Before the collapse, Lehman was in the category of institutions deemed to be too big to fail. No one would believe that there would come a time when the investment bank would go belly up, forcing all of its stakeholders to pack. While the US Federal Reserve’s decision to let Lehman sink sealed its fate, the bank had already dug its own grave through poor corporate governance.
What are the corporate-governance lessons every organization should learn from the fall of Lehman Brothers?
Whistleblower and compliance strategies
In every organization, it is the role of the board, and in particular the independent directors, to conduct oversight duties. For the board to be able to perform its role, the organization must have in place strong whistleblower and compliance policies and programs to encourage reporting. In best practice, the policies should help identify risk, fraud and illegal activities in the organization. In the case of Lehman Brothers, the board of directors claimed to have been duped by the management and therefore was not aware of some of the practices that led to the collapse.
A report by the Public Company Accounting Oversight Board shows that the independent directors of Lehman relied on the audit opinion of the company’s independent auditors and did not bother to develop other independent sources of information. The outcome was the problem growing out of proportion leading to the eventual collapse. While the majority of the senior managers turned a blind eye to the brewing trouble, there were a few that foresaw the approaching disaster. According to a Lehman’s bankruptcy examiner report, Matthew Lee, the vice president of the bank’s financial division, was aware of the accounting improprieties that were taking place and had tried to alert his superior about the fishy Repo 105 transactions used by the bank.
However, under a robust whistleblower and compliance system, the best approach would have been to report directly to the audit committee. The question arises as to why most individuals with such information shy away from reporting to higher authorities. First, most organizations do not have a policy to protect and reward the employee who provides legitimate information. In most cases the reporting is known to jeopardize the reporter’s career and can in extreme cases lead to employment termination. In the case of Lehman, Lee was laid off in less than a month after reporting.
If the independent directors and the audit committee are to receive information from lower-level executives, they must be ready to establish a whistleblower system that encourages reporting. Independent directors must take charge of the system, and the resources to fulfill their responsibilities must be provided. The Financial Crisis Inquiry Report recommends that the system for accounting, auditing and risks complaints be independently administered—meaning that they should go directly to the auditing committee. The whistleblower’s identity should be protected, and they should be allowed to use their personal counsel and form entities for further protection.

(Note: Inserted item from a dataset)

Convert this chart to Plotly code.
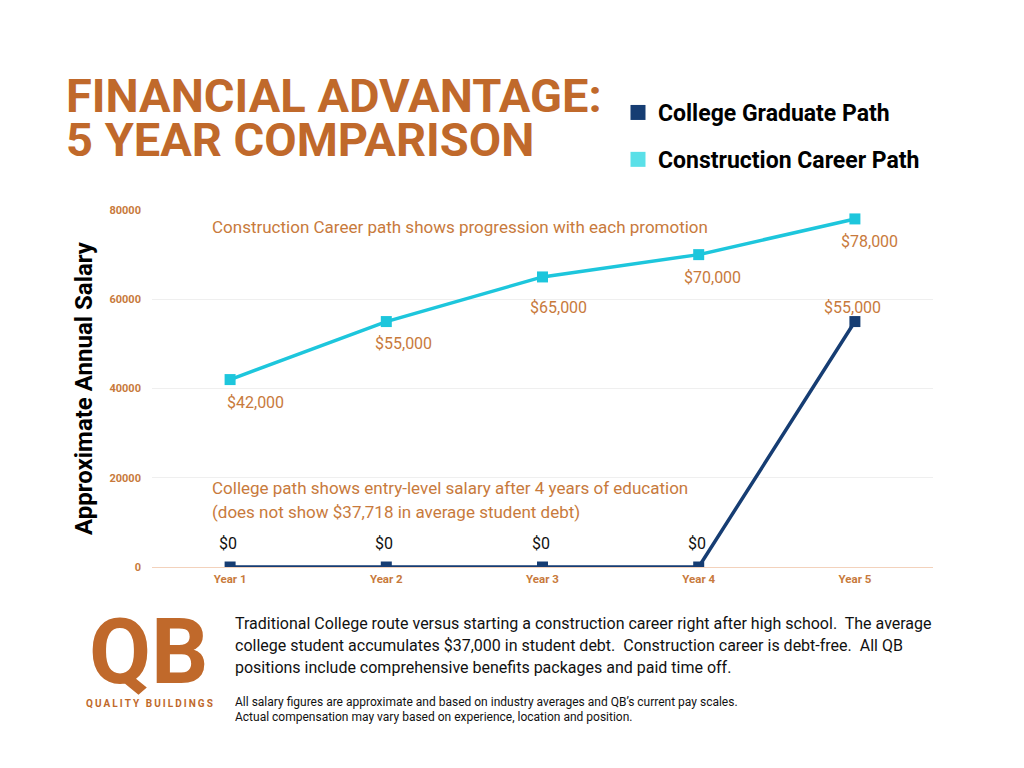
import plotly.graph_objects as go

# ---- data ----
years = ["Year 1", "Year 2", "Year 3", "Year 4", "Year 5"]
college_salary = [0, 0, 0, 0, 55000]
construction_salary = [42000, 55000, 65000, 70000, 78000]
series_names = ["College Graduate Path", "Construction Career Path"]
y_ticks = [0, 20000, 40000, 60000, 80000]

title_lines = ["FINANCIAL ADVANTAGE:", "5 YEAR COMPARISON"]
note_top = "Construction Career path shows progression with each promotion"
note_bottom = ["College path shows entry-level salary after 4 years of education",
               "(does not show $37,718 in average student debt)"]
body_text = ["Traditional College route versus starting a construction career right after high school.  The average",
             "college student accumulates $37,000 in student debt.  Construction career is debt-free.  All QB",
             "positions include comprehensive benefits packages and paid time off."]
small_text = ["All salary figures are approximate and based on industry averages and QB\u2019s current pay scales.",
              "Actual compensation may vary based on experience, location and position."]
logo_text = "QB"
logo_sub = "QUALITY BUILDINGS"

# ---- style ----
OFF = 8                      # page body margin
W, H = 1016, 760
L, R, T, B = 144, 91, 202, 201
NAVY = "#163D73"
CYAN = "#1DC6DC"
CYAN_LEG = "#5AE0E8"
ORANGE = "#C0692B"
ORANGE_TXT = "#C87A3C"
FONT = "Roboto"
# label offsets (pixels) for the construction-path value labels
lab_dx = [25, 17, 16, 14, 15]
lab_dy = [-23, -22, -31, -23, -23]

def px(x):
    return (x - OFF - L) / (W - L - R)

def py(y):
    return (H - B - (y - OFF)) / (H - T - B)

fig = go.Figure()

fig.add_trace(go.Scatter(x=years, y=construction_salary, mode="lines+markers",
                         line=dict(color=CYAN, width=3.5),
                         marker=dict(symbol="square", size=11, color=CYAN),
                         showlegend=False, hoverinfo="x+y"))
fig.add_trace(go.Scatter(x=years, y=college_salary, mode="lines+markers",
                         line=dict(color=NAVY, width=3.5),
                         marker=dict(symbol="square", size=11, color=NAVY),
                         showlegend=False, hoverinfo="x+y"))

# legend-only entries
fig.add_trace(go.Scatter(x=[None], y=[None], mode="markers", name=series_names[0],
                         legendgroup="a",
                         marker=dict(symbol="square", size=15, color=NAVY)))
fig.add_trace(go.Scatter(x=[None], y=[None], mode="markers", name=series_names[1],
                         legendgroup="b",
                         marker=dict(symbol="square", size=15, color=CYAN_LEG)))

annotations = []
# value labels
for i, (yr, v) in enumerate(zip(years, construction_salary)):
    annotations.append(dict(x=yr, y=v, xref="x", yref="y", text=f"${v:,}",
                            showarrow=False, xshift=lab_dx[i], yshift=lab_dy[i],
                            font=dict(family=FONT, size=16, color=ORANGE_TXT)))
for yr, v in zip(years, college_salary):
    annotations.append(dict(x=yr, y=v, xref="x", yref="y", text=f"${v:,}",
                            showarrow=False, xshift=-2, yshift=24 if v == 0 else 14,
                            font=dict(family=FONT, size=16,
                                      color="#111111" if v == 0 else ORANGE_TXT)))

# notes inside plot
annotations.append(dict(x=px(210), y=py(227), xref="paper", yref="paper", text=note_top,
                        showarrow=False, xanchor="left", yanchor="middle",
                        font=dict(family=FONT, size=17, color=ORANGE_TXT)))
for k, line in enumerate(note_bottom):
    annotations.append(dict(x=px(210), y=py(488 + 24 * k), xref="paper", yref="paper", text=line,
                            showarrow=False, xanchor="left", yanchor="middle",
                            font=dict(family=FONT, size=17, color=ORANGE_TXT)))

# title
for k, line in enumerate(title_lines):
    annotations.append(dict(x=px(64), y=py(95 + 44 * k), xref="paper", yref="paper",
                            text=f"<b>{line}</b>", showarrow=False,
                            xanchor="left", yanchor="middle",
                            font=dict(family=FONT, size=47, color=ORANGE)))

# bottom body text
for k, line in enumerate(body_text):
    annotations.append(dict(x=px(233), y=py(623 + 22 * k), xref="paper", yref="paper",
                            text=line, showarrow=False, xanchor="left", yanchor="middle",
                            font=dict(family=FONT, size=16, color="#111111")))
for k, line in enumerate(small_text):
    annotations.append(dict(x=px(233), y=py(702 + 15 * k), xref="paper", yref="paper",
                            text=line, showarrow=False, xanchor="left", yanchor="middle",
                            font=dict(family=FONT, size=12, color="#111111")))

# logo approximation
annotations.append(dict(x=px(149), y=py(707), xref="paper", yref="paper",
                        text=f"<b>{logo_text}</b>", showarrow=False,
                        xanchor="center", yanchor="bottom",
                        font=dict(family=FONT, size=90, color=ORANGE, weight=900)))
annotations.append(dict(x=px(149), y=py(703), xref="paper", yref="paper",
                        text="<b>" + "\u2009".join(logo_sub) + "</b>", showarrow=False,
                        xanchor="center", yanchor="middle",
                        font=dict(family=FONT, size=10, color=ORANGE)))

fig.update_layout(
    width=W, height=H,
    margin=dict(l=L, r=R, t=T, b=B),
    paper_bgcolor="white", plot_bgcolor="white",
    font=dict(family=FONT),
    showlegend=True,
    legend=dict(x=px(618), y=py(91), xref="paper", yref="paper",
                xanchor="left", yanchor="top",
                font=dict(family=FONT, size=23, color="#000000", weight="bold"),
                tracegroupgap=14, itemwidth=30, bgcolor="rgba(0,0,0,0)"),
    annotations=annotations,
)

fig.update_xaxes(type="category", range=[-0.5, 4.5], showgrid=False, zeroline=False,
                 showline=False, ticks="", ticklabelstandoff=3,
                 tickfont=dict(family=FONT, size=11.5, color=ORANGE_TXT, weight="bold"))
fig.update_yaxes(range=[0, 80000], tickvals=y_ticks, ticktext=[str(t) for t in y_ticks],
                 showgrid=True, gridcolor="#EFEFEF", gridwidth=1,
                 zeroline=True, zerolinecolor="#F3D2BC", zerolinewidth=1,
                 showline=False, ticks="", ticklabelstandoff=10,
                 tickfont=dict(family=FONT, size=11, color=ORANGE_TXT, weight="bold"),
                 title=dict(text="<b>Approximate Annual Salary</b>", standoff=10,
                            font=dict(family=FONT, size=24, color="#000000")))

fig.write_html("out.html")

Remuneration and incentive systems
While Lehman’s top management was turning a blind eye to the whistleblowers, it was encouraging irresponsible risk-taking by offering bonuses during high returns. The result was an improvement in short-term profits and an accumulation of risk that was to bring down the entire institution later. The practice encouraged the use of high levels of financial leverage to increase returns, hence exposing the firm to greater risk.
According to a report by the International Institute of Finance, compensations incentives should be based on performance in line with long-term profitability and shareholders’ interests. The firm should ensure that the incentives do not induce risk-taking in excess of its risk appetite. It is recommended that payouts of compensation incentives be based on risk-adjusted profits and coincide with risk time horizons.
Every organization today should embrace the improvement of their whistleblower programs and the review of incentive systems as the first steps to ensuring accountability, fairness, independence and transparency. Top management should be made accountable through independent audits, and employees should be encouraged to report suspicious incidents by offering them protection and rewards.